Form, function and simplicity, what more could you want out of a fly pattern? Other than the hook and the thread, the fly's name is the materials list, CDC and elk or deer hair. I believe the effectiveness of the fly is due, in large part, to the CDC which traps small air bubbles that not only help the fly to float but also make it look extremely realistic.
If I could only tie this fly in one size, it would absolutely be a 16. So I'm going to tie it here on a Dai-Riki size 16 #305 dry fly hook. With your hook firmly secured in the vise, start the thread just behind the hook eye and wind all the way back to the hook bend. Here I'm using UTC 70 and the color is brown. I've also selected a single brown CDC feather with its longest fibers about 2 hook shank lengths. Holding the feather in your left hand, pull the fibers forward to the tip with your right and then regrasp with your left. Place the feather tip on top of the hook shank and take 2 wraps around the feather and the shank. Then lift the feather tip slightly and take 1 wrap between it and the hook shank. Another wrap around feather and shank and the slippery CDC is locked into place. Now wind your tying thread up the shank to just behind the eye.

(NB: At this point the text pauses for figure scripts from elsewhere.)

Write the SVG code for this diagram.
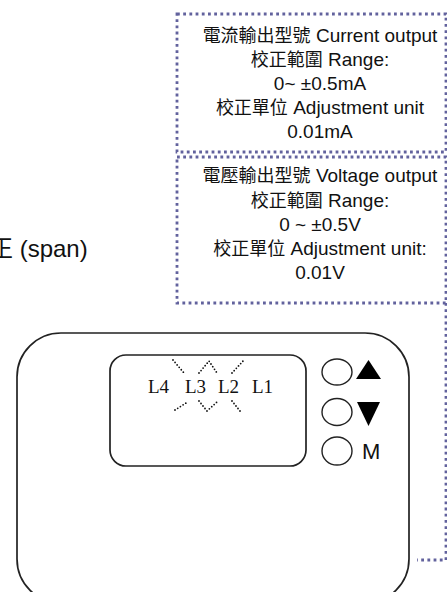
<svg xmlns="http://www.w3.org/2000/svg" width="447" height="592" viewBox="0 0 447 592">
<style>
.dot{fill:none;stroke:#62629d;stroke-width:2.8;stroke-dasharray:2.8 3.4}
.t{font-family:"Liberation Sans",Arial,"Noto Sans CJK TC",sans-serif;font-size:19px;fill:#111;text-anchor:middle}
.cjk{font-family:"Noto Sans CJK TC","Noto Sans CJK SC",sans-serif;font-size:18px}
.dev{fill:#fff;stroke:#222;stroke-width:1.7}
.btn{fill:#fff;stroke:#222;stroke-width:1.4}
.led{font-family:"Liberation Serif","Times New Roman",serif;font-size:19px;fill:#111}
.blink{fill:none;stroke:#111;stroke-width:1.8;stroke-linecap:round;stroke-dasharray:0 3.2}
</style>
<rect width="447" height="592" fill="#fff"/>
<g id="connectors">
<polyline class="dot" points="446,303 446,560 417,560"/>
</g>
<g id="current-box">
<rect class="dot" x="177" y="14" width="269" height="138"/>
<text class="t" x="320" y="42"><tspan class="cjk">電流輸出型號</tspan> Current output</text>
<text class="t" x="320" y="66"><tspan class="cjk">校正範圍</tspan> Range:</text>
<text class="t" x="320" y="90">0~ ±0.5mA</text>
<text class="t" x="320" y="114"><tspan class="cjk">校正單位</tspan> Adjustment unit</text>
<text class="t" x="320" y="138">0.01mA</text>
</g>
<g id="voltage-box">
<rect class="dot" x="177" y="157" width="269" height="146"/>
<text class="t" x="320" y="182"><tspan class="cjk">電壓輸出型號</tspan> Voltage output</text>
<text class="t" x="320" y="207"><tspan class="cjk">校正範圍</tspan> Range:</text>
<text class="t" x="320" y="231">0 ~ ±0.5V</text>
<text class="t" x="320" y="255"><tspan class="cjk">校正單位</tspan> Adjustment unit:</text>
<text class="t" x="320" y="279">0.01V</text>
</g>
<g id="span-label">
<text x="-11" y="257" style="font-family:'Liberation Sans',Arial,'Noto Sans CJK TC',sans-serif;font-size:24px;fill:#111"><tspan style="font-family:'Noto Sans CJK TC',sans-serif">正</tspan> (span)</text>
</g>
<g id="device">
<rect class="dev" x="17" y="333" width="392" height="270" rx="44" ry="44"/>
<rect class="dev" x="110" y="355" width="196" height="111" rx="16" ry="16"/>
<text class="led" x="148" y="393">L4</text>
<text class="led" x="185" y="393">L3</text>
<text class="led" x="218" y="393">L2</text>
<text class="led" x="252" y="393">L1</text>
<path class="blink" d="M173,360 L184,373 M199,373 L209,361 L217,373 M232,373 L244,360 M175,410 L186,403 M199,401 L207,411 L217,402 M232,401 L240,411"/>
</g>
<g id="btn-up">
<ellipse class="btn" cx="337" cy="372" rx="15" ry="13"/>
<polygon points="356,379 381,379 368.5,360" fill="#000"/>
</g>
<g id="btn-down">
<ellipse class="btn" cx="337" cy="412" rx="15" ry="13.5"/>
<polygon points="357,402 380,402 368.5,426" fill="#000"/>
</g>
<g id="btn-mode">
<ellipse class="btn" cx="337" cy="451" rx="15" ry="14"/>
<text x="362" y="459" style="font-family:'Liberation Sans',Arial,sans-serif;font-size:22px;fill:#111">M</text>
</g>
</svg>
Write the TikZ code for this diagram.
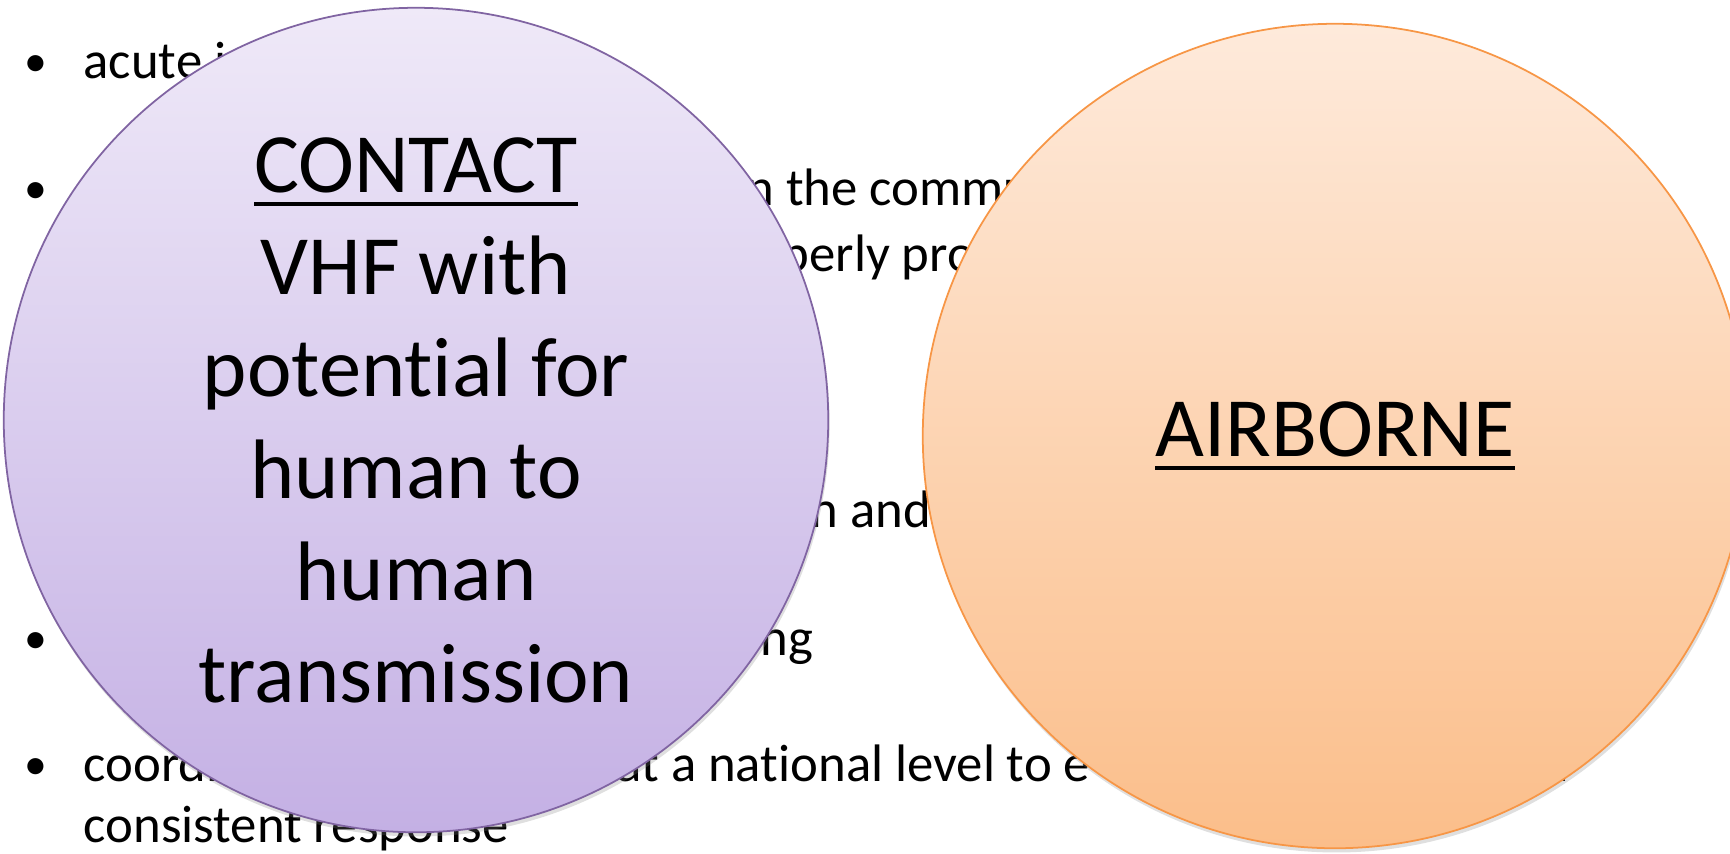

With hackle pliers, grab the stem butt and begin making adjacent wraps up the shank. Keep the feathers straight, there's no need to twist it as you go. Once you get to about the halfway point on the shank, you should notice that you've begun wrapping free fibers around the shank. Use your thumb and index finger of your left hand to pull these back as you wrap. Continue making wraps with the CDC to just behind the eye and then tie off the stem with two good secure wraps. Remember CDC can be a little slippery. Snip the stem butt off close to the wraps and then take another nice firm wrap for insurance. Now you're ready for the wing.
Select a small clump of finely tipped elk or deer hair in the desired color, here I'm using natural, and snip it free from the hide. With your fingers or a fine-toothed comb, remove the under fur from the base of the hairs. Then, using a hair stacker, stack the bundle to align the tips. Measure the hair on the hook making sure the tips extend only to the outside of the bend. Keeping that measurement, pass the bundle to the thumb and index finger of your left hand and snip the butts off right at your fingertips. Place the bundle on top of the hook so that the snipped butt ends are aligned with the very front of the eye. Make one and a half turns of tying thread around the bundle and the hook, pulling straight up with good tension at the end. Then bring the thread around to complete the second wrap. Next, bring the thread through the butt ends at a 45 degree angle. Working it down and in really helps to lock the bundle in place. With that done, lift the butt slightly and make a couple of tight wraps between them and the hook shank. You can then whip finish the fly with about 3 or 4 turns. And finally, cut the tying thread free.
A small drop of head cement on the underside of the wraps will help to keep everything where it needs to be. It's hard to find a situation where this fly won't work. And I suggest everyone give it a try.